Alan D. Schwartz, the head of Bear Stearns during its final days in 2008, put his arm around Leslie Moonves, the chief of CBS, who stiffened his bottom lip.
Once the casket had traveled down the aisle, Mr. Schwartz spotted Nelson Peltz, the white-haired activist investor, and saluted him.
“It’s great you’re here,” Mr. Schwartz said. “He would have loved it.”
A selection of Wall Street’s old guard, including many alumni of Bear Stearns, turned up on Tuesday at a temple on Manhattan’s Upper East Side to bid farewell to Alan C. Greenberg, the longtime leader of Bear Stearns and the embodiment of its risk-loving culture, who died on Friday at 86.
The service began on time at 11 a.m. and lasted just about an hour, honoring the no-nonsense style of Mr. Greenberg, who was known as Ace. The mourners recalled his idiosyncratic business advice, his love of big-game hunting and his magic tricks. A representative of the Society of American Magicians, as is customary, snapped Mr. Greenberg’s magic wand in two.
“What Ernest Hemingway was to the world of 20th century literature, Alan Greenberg was to the world of 20th century finance,” Ronald B. Sobel, the senior rabbi emeritus, told the assembly. “Both were intrigued by bulls — Hemingway by the bulls of Spain and Alan by the bulls of Wall Street.”
Bulls and bears alike filled the benches of Temple Emanu-El, a sea of dark and finely tailored suits. Samuel Molinaro Jr., who was the chief financial officer of Bear Stearns when it collapsed under the weight of soured mortgage bets, greeted former colleagues. John A. Paulson, the hedge fund manager who made a fortune during the crisis by betting against mortgages, was also in attendance.
John A. Catsimatidis, the billionaire owner of the Gristedes grocery store chain, who last year ran for mayor of New York, called Mr. Greenberg “the last of his kind,” adding that “you could shake hands with Ace, and know you didn’t have to have anything in writing.”
JPMorgan Chase, the bank that bought Bear Stearns in a fire sale, and where Mr. Greenberg kept an office, provided buses from the temple to its headquarters on Park Avenue.
“I think 98 percent of the people who knew him are here,” said Elliot Wolk, 79, a longtime trader at Bear Stearns. “Except probably one.”
He was referring to James E. Cayne, Mr. Greenberg’s successor at Bear Stearns and his onetime friend. The two went through a messy split as Bear Stearns stumbled, with Mr. Greenberg blaming his former protégé for the firm’s problems.
Mr. Schwartz, who took over from Mr. Cayne in early 2008, brushed the feud aside, saying the topic should be avoided.
“When something like Bear happens, there’s always going to be some disagreements,” said Mr. Schwartz, who is now the executive chairman of Guggenheim Partners. “Don’t go there.”
Alan Greenberg’s 2012 interview with Bloomberg Television on the final days of Bear Stearns.]

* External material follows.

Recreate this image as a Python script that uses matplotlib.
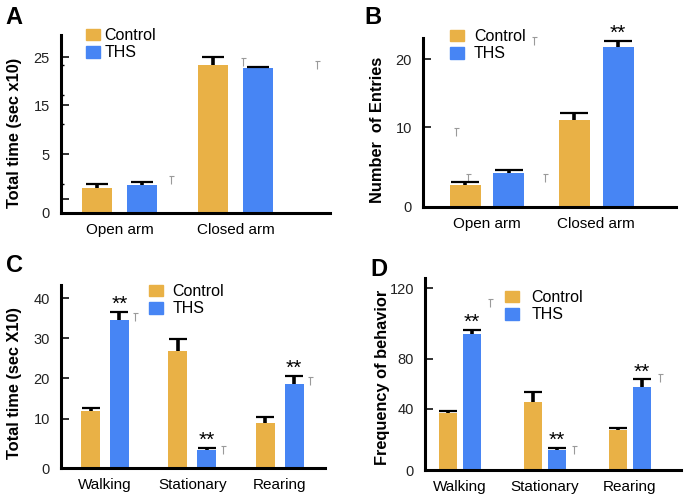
import numpy as np
import matplotlib
matplotlib.use("Agg")
import matplotlib.pyplot as plt
from matplotlib.path import Path

plt.rcParams['font.family'] = ['Liberation Sans', 'DejaVu Sans']

W, H = 686, 497
GOLD = '#E9B146'
BLUE = '#4785F4'

# ---- data ----
# A: total time in arms (sec x10)
arms = ['Open arm', 'Closed arm']
a_ctrl = [2.1, 23.3]
a_ctrl_err = [0.4, 1.7]
a_ths = [2.4, 22.7]
a_ths_err = [0.25, 0.2]

# B: number of entries
b_ctrl = [2.7, 11.1]
b_ctrl_err = [0.45, 0.95]
b_ths = [4.3, 21.85]
b_ths_err = [0.3, 0.85]
b_sig = [False, True]

# C: total time per behaviour (sec x10)
behav = ['Walking', 'Stationary', 'Rearing']
c_ctrl = [12.0, 26.8, 9.1]
c_ctrl_err = [0.7, 2.95, 1.3]
c_ths = [34.6, 3.65, 18.5]
c_ths_err = [1.9, 0.45, 2.1]
c_sig = [True, True, True]

# D: frequency of behaviour
d_ctrl = [37.2, 45.4, 26.2]
d_ctrl_err = [1.7, 8.0, 1.5]
d_ths = [94.0, 13.1, 57.8]
d_ths_err = [2.4, 1.5, 5.9]
d_sig = [True, True, True]

# stray grey caps left in the original figure
a_ghost_x = [0.44, 1.06, 1.70]
a_ghost_y = [2.8, 24.0, 23.3]
b_ghost_x = [-0.28, -0.17, 0.43, 0.53]
b_ghost_y = [9.4, 3.6, 22.6, 3.65]
c_ghost_x = [0.34, 1.35, 2.35]
c_ghost_y = [35.4, 3.7, 19.2]
d_ghost_x = [0.35, 1.34, 2.36]
d_ghost_y = [111.5, 13.1, 64.6]


def make_scale(vals, hts):
    # the original axes are not evenly spaced: map tick values to their heights
    v = np.array(vals, float)
    h = np.array(hts, float)
    s0 = (h[1] - h[0]) / (v[1] - v[0])
    s1 = (h[-1] - h[-2]) / (v[-1] - v[-2])
    v = np.concatenate([[v[0] - 1000], v, [v[-1] + 1000]])
    h = np.concatenate([[h[0] - 1000 * s0], h, [h[-1] + 1000 * s1]])
    return (lambda x: np.interp(x, v, h)), (lambda y: np.interp(y, h, v))


def px_axes(l, t, r, b):
    return fig.add_axes([l / W, 1 - b / H, (r - l) / W, (b - t) / H])


tee = Path([(-0.6, 1), (0.6, 1), (0, 1), (0, -1)],
           [Path.MOVETO, Path.LINETO, Path.MOVETO, Path.LINETO])


def panel(ax, cats, ctrl, ctrl_err, ths, ths_err, off, width, cap, xlim,
          ylim, scale, ticks, ticklabels, gx, gy, sig=None):
    ax.set_yscale('function', functions=make_scale(*scale))
    x = np.arange(len(cats))
    for xs, vals, err, col in [(x - off, ctrl, ctrl_err, GOLD),
                               (x + off, ths, ths_err, BLUE)]:
        vals = np.array(vals)
        err = np.array(err)
        ax.bar(xs, vals, width, color=col, zorder=2)
        ax.vlines(xs, vals, vals + err, color='black', lw=2.6, zorder=3)
        ax.plot(xs, vals + err, ls='none', marker='_', ms=cap, mew=1.6,
                color='black', zorder=3)
    if sig is not None:
        for xi, s, v, e in zip(x + off, sig, ths, ths_err):
            if s:
                ax.annotate('**', (xi, v + e), xytext=(0, -1.5),
                            textcoords='offset points', ha='center',
                            va='bottom', fontsize=15)
    ax.plot(gx, gy, ls='none', marker=tee, ms=6, mew=0.8, color='#9a9a9a',
            clip_on=False)
    ax.set_xlim(*xlim)
    ax.set_ylim(*ylim)
    ax.set_xticks(x, cats)
    ax.set_yticks(ticks, ticklabels)
    for s in ['top', 'right']:
        ax.spines[s].set_visible(False)
    for s in ['left', 'bottom']:
        ax.spines[s].set_linewidth(2.2)
    ax.tick_params(axis='y', direction='in', length=6, width=1.3,
                   labelsize=10.5, pad=8, colors='#222222')
    ax.tick_params(axis='x', length=0, labelsize=11, pad=7)
    ax.patch.set_visible(False)


def legend(ax, x, y, pad):
    h = [plt.Rectangle((0, 0), 1, 1, color=GOLD),
         plt.Rectangle((0, 0), 1, 1, color=BLUE)]
    ax.legend(h, ['Control', 'THS'], loc='upper left',
              bbox_to_anchor=(x / W, 1 - y / H), bbox_transform=fig.transFigure,
              frameon=False, fontsize=11.5, handlelength=0.85, handleheight=0.75,
              handletextpad=pad, labelspacing=0.15, borderpad=0, borderaxespad=0)


fig = plt.figure(figsize=(W / 100, H / 100), dpi=100)

axA = px_axes(61, 35, 330, 213)
panel(axA, arms, a_ctrl, a_ctrl_err, a_ths, a_ths_err, 0.194, 0.258, 16,
      (-0.503, 1.811), (0, 29.6), ([0, 5, 15, 25], [0, 59, 108, 156]),
      [0, 1.19, 5, 15, 25], ['0', '', '5', '15', '25'], a_ghost_x, a_ghost_y)
axA.set_yticks([2.46, 11.1, 17.1, 23.3], minor=True)
axA.tick_params(axis='y', which='minor', direction='in', length=2, width=1)
legend(axA, 86, 28, 0.3)

axB = px_axes(423, 38, 676, 207)
panel(axB, arms, b_ctrl, b_ctrl_err, b_ths, b_ths_err, 0.2, 0.284, 20,
      (-0.586, 1.73), (0, 23.1), ([0, 10, 20], [0, 79.4, 147.4]),
      [0, 10, 20], ['0', '10', '20'], b_ghost_x, b_ghost_y, b_sig)
legend(axB, 450, 29, 0.65)

axC = px_axes(61, 285, 325, 468)
panel(axC, behav, c_ctrl, c_ctrl_err, c_ths, c_ths_err, 0.166, 0.218, 13,
      (-0.504, 2.52), (0, 43.3),
      ([0, 10, 20, 30, 40], [0, 49.3, 90, 130, 170]),
      [0, 10, 20, 30, 40], ['0', '10', '20', '30', '40'],
      c_ghost_x, c_ghost_y, c_sig)
legend(axC, 149, 284, 0.6)

axD = px_axes(425, 278, 681, 470)
panel(axD, behav, d_ctrl, d_ctrl_err, d_ths, d_ths_err, 0.141, 0.212, 13,
      (-0.412, 2.603), (0, 125.7),
      ([0, 40, 80, 120], [0, 61, 111, 181.7]),
      [0, 40, 80, 120], ['0', '40', '80', '120'],
      d_ghost_x, d_ghost_y, d_sig)
legend(axD, 505, 290, 0.8)

# y labels and panel letters
ylabels = [('Total time (sec x10)', 15, 133), ('Number  of Entries', 378, 130),
           ('Total time (sec X10)', 15, 383), ('Frequency of behavior', 382, 377)]
for txt, x, y in ylabels:
    fig.text(x / W, 1 - y / H, txt, rotation=90, ha='center', va='center',
             fontsize=11.8, fontweight='bold')

letters = [('A', 5, 6), ('B', 364, 6), ('C', 6, 254), ('D', 370, 258)]
for txt, x, y in letters:
    fig.text(x / W, 1 - y / H, txt, ha='left', va='top', fontsize=17,
             fontweight='bold')

fig.savefig('out.png', dpi=100)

The service attracted a number of business titans. (A reporter for BuzzFeed said he spotted Donald Trump arriving late through a side door.) On the lips of many were tales of an earlier era on Wall Street, when investment banks were privately held by their partners.
Mr. Schwartz, who joined Bear Stearns in 1976, said Mr. Greenberg offered him a place to stay for a few months when he moved to New York in 1978. E. John Rosenwald Jr., a longtime colleague of Mr. Greenberg’s, recalled in his remarks during the service that the two of them would get rides to work from John H. Gutfreund, who was on his way to becoming the head of Salomon Brothers, and who drove a green convertible.
Apart from his magic tricks, Mr. Greenberg was known for his quips. Mr. Rosenwald recalled his friend’s response when people would ask him why he only took vacations in the United States and never in Europe.
“It took my grandparents generations to get out of there,” Mr. Greenberg would say. “Why should I go back?”
When Mr. Greenberg would give gifts, he would attach prewritten thank-you notes, his son, Ted, recalled. When his children would run off on some escapade, Mr. Greenberg would advise them to have fun, “but control costs.”
Ted Greenberg read from a letter his father had written to his wife, Kathy, with requests for the funeral. Most of the directions — “Temple Emanu-El should be big enough” — were followed.
“I would like to be buried in the simplest casket available,” Mr. Greenberg wrote. “I think spending money on caskets is a waste.”
“If you can’t find one, let me know,” the letter continued. “I will build one in my workshop in the Hamptons.”
On that point, the family denied Mr. Greenberg’s wish.
“We blew $600 on the casket,” his son said. Referring to a private club in Manhattan, he added, “We’ll try to make it back in the Harmonie Club shiva.”